● TASK DIRECTIONS
Repeat the lines below exactly as written, please, from the line with "Emit a LaTeX" to the line with "minimum height=58pt] (b13)", both lines included, and no others.

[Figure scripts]
━━━━━━━━━━━━━━━━━━━━

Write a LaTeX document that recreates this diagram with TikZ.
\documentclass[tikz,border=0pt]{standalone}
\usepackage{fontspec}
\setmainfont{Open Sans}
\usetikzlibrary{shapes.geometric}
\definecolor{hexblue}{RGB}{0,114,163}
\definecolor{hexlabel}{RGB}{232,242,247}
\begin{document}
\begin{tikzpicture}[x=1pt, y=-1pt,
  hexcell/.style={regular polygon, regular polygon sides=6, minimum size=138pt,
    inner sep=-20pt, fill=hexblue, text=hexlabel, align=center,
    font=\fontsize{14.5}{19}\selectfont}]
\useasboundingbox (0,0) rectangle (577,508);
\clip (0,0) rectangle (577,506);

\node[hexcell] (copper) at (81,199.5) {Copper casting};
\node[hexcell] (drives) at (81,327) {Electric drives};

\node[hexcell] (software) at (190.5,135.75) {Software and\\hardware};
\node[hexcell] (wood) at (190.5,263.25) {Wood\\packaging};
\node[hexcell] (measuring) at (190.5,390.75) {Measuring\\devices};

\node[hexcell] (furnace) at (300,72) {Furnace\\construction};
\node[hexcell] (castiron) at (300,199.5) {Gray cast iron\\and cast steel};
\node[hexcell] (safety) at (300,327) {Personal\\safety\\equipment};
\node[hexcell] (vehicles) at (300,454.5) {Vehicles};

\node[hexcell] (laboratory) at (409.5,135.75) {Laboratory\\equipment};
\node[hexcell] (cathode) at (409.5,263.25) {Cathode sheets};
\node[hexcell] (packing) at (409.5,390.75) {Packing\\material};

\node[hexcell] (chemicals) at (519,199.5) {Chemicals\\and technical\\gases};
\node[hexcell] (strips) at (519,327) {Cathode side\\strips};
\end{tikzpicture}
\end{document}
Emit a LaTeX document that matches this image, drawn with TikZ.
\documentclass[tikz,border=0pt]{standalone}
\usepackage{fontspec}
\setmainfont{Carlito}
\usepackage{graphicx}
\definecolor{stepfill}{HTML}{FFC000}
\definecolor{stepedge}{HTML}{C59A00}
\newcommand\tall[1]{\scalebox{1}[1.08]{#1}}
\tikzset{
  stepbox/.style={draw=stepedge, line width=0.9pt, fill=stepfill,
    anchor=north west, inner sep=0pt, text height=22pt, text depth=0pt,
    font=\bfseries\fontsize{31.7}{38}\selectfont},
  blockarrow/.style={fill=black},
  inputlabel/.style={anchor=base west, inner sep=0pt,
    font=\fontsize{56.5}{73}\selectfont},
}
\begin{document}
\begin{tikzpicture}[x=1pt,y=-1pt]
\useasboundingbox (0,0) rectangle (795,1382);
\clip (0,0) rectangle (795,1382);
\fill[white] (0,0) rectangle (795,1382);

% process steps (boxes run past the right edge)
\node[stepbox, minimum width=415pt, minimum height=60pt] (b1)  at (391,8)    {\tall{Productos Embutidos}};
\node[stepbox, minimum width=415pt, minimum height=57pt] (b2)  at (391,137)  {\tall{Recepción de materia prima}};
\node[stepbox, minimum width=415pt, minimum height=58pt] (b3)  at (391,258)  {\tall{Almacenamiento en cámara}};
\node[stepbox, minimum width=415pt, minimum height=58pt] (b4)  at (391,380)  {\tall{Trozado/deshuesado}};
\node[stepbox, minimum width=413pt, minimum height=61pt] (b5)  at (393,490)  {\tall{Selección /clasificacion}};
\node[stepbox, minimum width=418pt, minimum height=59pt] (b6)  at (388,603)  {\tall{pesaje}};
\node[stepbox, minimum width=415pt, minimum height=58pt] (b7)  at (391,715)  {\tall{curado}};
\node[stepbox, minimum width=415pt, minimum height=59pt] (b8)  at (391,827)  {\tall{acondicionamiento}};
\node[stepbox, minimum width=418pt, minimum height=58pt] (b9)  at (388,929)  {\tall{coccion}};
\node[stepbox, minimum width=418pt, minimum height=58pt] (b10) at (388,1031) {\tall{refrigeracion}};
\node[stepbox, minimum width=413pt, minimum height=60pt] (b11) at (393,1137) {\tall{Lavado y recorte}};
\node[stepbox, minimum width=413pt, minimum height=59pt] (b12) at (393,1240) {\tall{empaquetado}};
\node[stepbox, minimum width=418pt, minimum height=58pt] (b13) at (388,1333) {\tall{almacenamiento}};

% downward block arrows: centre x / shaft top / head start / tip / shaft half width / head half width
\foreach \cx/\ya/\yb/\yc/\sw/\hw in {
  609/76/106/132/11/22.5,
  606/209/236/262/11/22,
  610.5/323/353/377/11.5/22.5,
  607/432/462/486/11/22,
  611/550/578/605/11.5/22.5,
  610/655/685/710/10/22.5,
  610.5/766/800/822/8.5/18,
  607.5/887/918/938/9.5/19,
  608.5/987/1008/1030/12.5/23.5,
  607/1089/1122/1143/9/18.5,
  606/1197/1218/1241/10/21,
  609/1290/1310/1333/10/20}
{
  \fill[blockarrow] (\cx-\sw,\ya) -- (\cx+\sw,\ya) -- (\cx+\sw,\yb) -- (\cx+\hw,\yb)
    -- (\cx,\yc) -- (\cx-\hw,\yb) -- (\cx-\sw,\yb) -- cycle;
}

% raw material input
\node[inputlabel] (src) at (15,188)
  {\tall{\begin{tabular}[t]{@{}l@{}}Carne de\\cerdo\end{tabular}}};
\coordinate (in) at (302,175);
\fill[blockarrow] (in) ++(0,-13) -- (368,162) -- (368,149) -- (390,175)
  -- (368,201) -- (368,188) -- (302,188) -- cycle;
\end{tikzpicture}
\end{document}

━━━━━━━━━━━━━━━━━━━━

● WRITTEN SOLUTION
Emit a LaTeX document that matches this image, drawn with TikZ.
\documentclass[tikz,border=0pt]{standalone}
\usepackage{fontspec}
\setmainfont{Carlito}
\usepackage{graphicx}
\definecolor{stepfill}{HTML}{FFC000}
\definecolor{stepedge}{HTML}{C59A00}
\newcommand\tall[1]{\scalebox{1}[1.08]{#1}}
\tikzset{
  stepbox/.style={draw=stepedge, line width=0.9pt, fill=stepfill,
    anchor=north west, inner sep=0pt, text height=22pt, text depth=0pt,
    font=\bfseries\fontsize{31.7}{38}\selectfont},
  blockarrow/.style={fill=black},
  inputlabel/.style={anchor=base west, inner sep=0pt,
    font=\fontsize{56.5}{73}\selectfont},
}
\begin{document}
\begin{tikzpicture}[x=1pt,y=-1pt]
\useasboundingbox (0,0) rectangle (795,1382);
\clip (0,0) rectangle (795,1382);
\fill[white] (0,0) rectangle (795,1382);

% process steps (boxes run past the right edge)
\node[stepbox, minimum width=415pt, minimum height=60pt] (b1)  at (391,8)    {\tall{Productos Embutidos}};
\node[stepbox, minimum width=415pt, minimum height=57pt] (b2)  at (391,137)  {\tall{Recepción de materia prima}};
\node[stepbox, minimum width=415pt, minimum height=58pt] (b3)  at (391,258)  {\tall{Almacenamiento en cámara}};
\node[stepbox, minimum width=415pt, minimum height=58pt] (b4)  at (391,380)  {\tall{Trozado/deshuesado}};
\node[stepbox, minimum width=413pt, minimum height=61pt] (b5)  at (393,490)  {\tall{Selección /clasificacion}};
\node[stepbox, minimum width=418pt, minimum height=59pt] (b6)  at (388,603)  {\tall{pesaje}};
\node[stepbox, minimum width=415pt, minimum height=58pt] (b7)  at (391,715)  {\tall{curado}};
\node[stepbox, minimum width=415pt, minimum height=59pt] (b8)  at (391,827)  {\tall{acondicionamiento}};
\node[stepbox, minimum width=418pt, minimum height=58pt] (b9)  at (388,929)  {\tall{coccion}};
\node[stepbox, minimum width=418pt, minimum height=58pt] (b10) at (388,1031) {\tall{refrigeracion}};
\node[stepbox, minimum width=413pt, minimum height=60pt] (b11) at (393,1137) {\tall{Lavado y recorte}};
\node[stepbox, minimum width=413pt, minimum height=59pt] (b12) at (393,1240) {\tall{empaquetado}};
\node[stepbox, minimum width=418pt, minimum height=58pt] (b13) at (388,1333) {\tall{almacenamiento}};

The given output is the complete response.